Financial policy promoted monopoly developments, and did so quite explicitly, the Bank of England, the local agency of International Finance, called the policy ‘rationalisation’. Such monopoly development is an almost necessary preliminary to ‘nationalization’. …. Rationalisation, or monopoly control of specific industries, is a step to nationalization, where distinct industries are brought under one control. Internationalization is the next step, where nationalized industries are linked under one world control. And this is the objective of the group of men in control of the world’s financial system.

It is not without significance that one of the principal architects of the Bretton Woods Financial Agreement, an agreement to try and establish a much more rigid and centrally-controlled banking system, was the American secret Communist, Mr. Harry Dexter White. Not only do present financial rules enable monopoly to be fostered, they also provide the Socialists and Communists with the necessary arguments to further the “class struggle”. This is a most vital matter and it is essential that we give it our most earnest consideration.

Communism is not primarily a military threat, but a conspiracy. Soviet Russia, and other areas recently taken under Communist control, are not so much military bases, but bases from which a conspiracy is aided and assisted whenever the opportunity presents itself.

But the Communists can only keep the rest of the world in turmoil because the controllers of financial policies throughout the world impose policies which automatically produce results which appear to justify what the Socialists and Communist have to say. Communists and Socialists have always opposed Social Credit policies because they know that these policies would allow what they call the capitalist system to operate satisfactorily for the individual.

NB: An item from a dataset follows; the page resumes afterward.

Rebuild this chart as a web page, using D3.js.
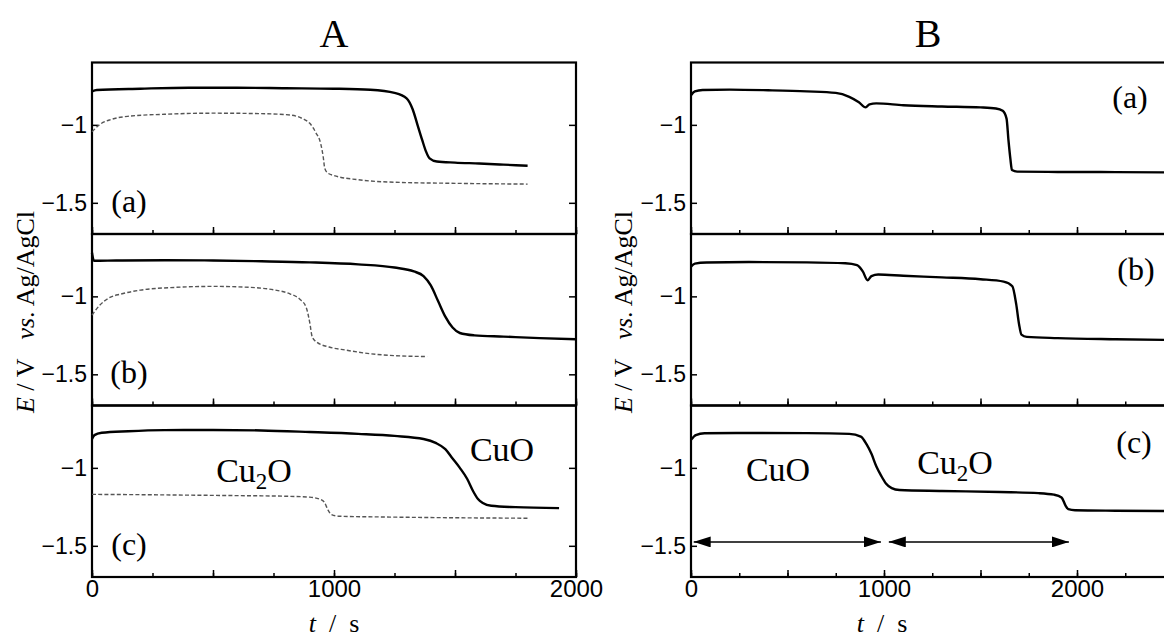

The vital and fundamental premises of the Marxist-Leninist theory is what is called “the automatic and inevitable nature of the ‘contradiction’ in Capitalist economy”. But it is commonsense that the capitalist does not oppress and exploit the worker because he likes it, but because he cannot avoid it. He is like the worker; dominated by financial rules which he cannot avoid. As Lenin emphasized, Revolution is impossible without a general crisis. And it is present financial rules, not the evils of the capitalists, which produce the crisis. The central aspect of the Capitalist system is money. The Capitalist must “produce for profit”, and profit is taken in money. In other words, the vital aspect of Capitalist economy is in its relation to the financial system and the financial system itself consists of certain so-called “principles”, or rules. We often hear references to the rules of “sound finance”. Thus the capitalist conducts his business and makes his profits according to the rules which govern the use of money. The Marxist-Leninist position therefore rests ultimately on the question of those rules. If the rules are regarded as something in the nature of a natural law, then the Communists are right when they claim that Socialism is “historically inevitable”. But financial rules are man-made and can be altered. The fact that the international groups dominating the world financial system bitterly oppose any suggestion that the system be modified, and have financed Socialist movements, is clear evidence that, as Douglas once said, the richest men in the world are using the scum of the world to destroy private ownership and any genuine independence. Men of independence may challenge present policies.

We saw last week how present financial and economic policies make rising prices inevitable. This also helps cause social unrest. And the fact that the capitalist nations must try and export more than they import, thus leading to the clashes between the non-Communist nations to the great delight of the Communists, is also governed by present financial rules.

From whatever angle we examine the matter, it is clear that present financial and economic policies lead straight to a World Monopoly State. One of the essentials for the defeat of Communism is a drastic internal modification of present financial and economic policies.

SOCIAL CREDIT TRAINING COURSE

QUESTIONS ON LECTURE 7

1. What would you say are the chief features of Socialism?

2. Why can Communism and Finance Capitalism be said to have common objectives?

3. What is the essential element in “capitalist” economics?

4. Describe what you would consider to be the essential modifications necessary to enable Communism to be defeated?